I'd figure around episode five, the ship explodes, leaving the observation parties scrambling. :devil:

Figure episode 10 ends on the cliffhanger, with a space empire invading, and the Starfleet folks ending up as part of the opposition.
 
I've liked every single series of star trek, sure some more than others, and some really stinker episodes, but in general I've been a fan of all of them.
If its not for you, don't watch it, maybe send a nice letter to CBS expressing displeasure of this or that, and they "May" change it, like the bru ha of the Disco Klingons and Hair.

This.

Griping to us will achieve Jack Squat. Contact information is available on their sites.

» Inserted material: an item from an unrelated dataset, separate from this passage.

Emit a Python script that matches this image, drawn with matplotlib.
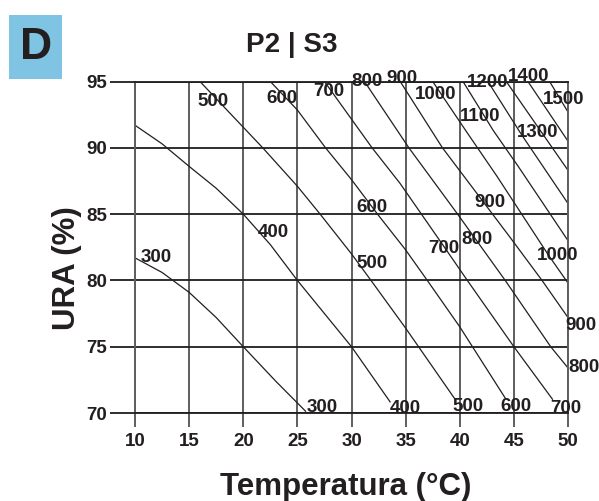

You can have a starship tying it all together.
Star Trek: Archaeology
 
you know star wars is about as old as the original Star Trek series and they still left most of the same elements there from the original, they didn't completely gut it to try and appeal to a brainless new generation of millennials and tweens and as a result they still have their fan base even after selling out to Disney.
Um, if you consider an 11 year difference (Star Trek premired in 1966, the original Star Wars in 1977); sorry, but I'd say your math is a bit off here.
 
Weren't "tweens" the core of Star Wars' audience? ;)
IDK - I was 14 in 1977 (and already a big Star Trek fan). I initially really liked the 'grittiness' (read physically dirty and not in perfect working order) aspect of Star Wars; but by 'Return of the Jedi' was back as a BIG Trek fan and my enjoyment of Star Wars waned a bit (still liked it, but liked Star Trek more).
 
I was a 14-year-old Star Trek and science fiction nerdy kid in 1977 and was blown away by Star Wars. In 1980, I was a 17-year-old hanging out with friends who were starting a punk band and I thought Empire Strikes Back was taking itself way too seriously for a muppet movie. In 1983, I was a 20-year-old university student who decided this Ewok stuff was more appropriate for my eleven-year-old sister. In 1999, I was 36, my wife-to-be was 31, my sister was 27, and her husband was 36, and we all went to see The Phantom Menace together and were all kind of shellshocked by how underwhelmed/disappointed we all were.

So, yeah, best for tweens and early teens, I guess.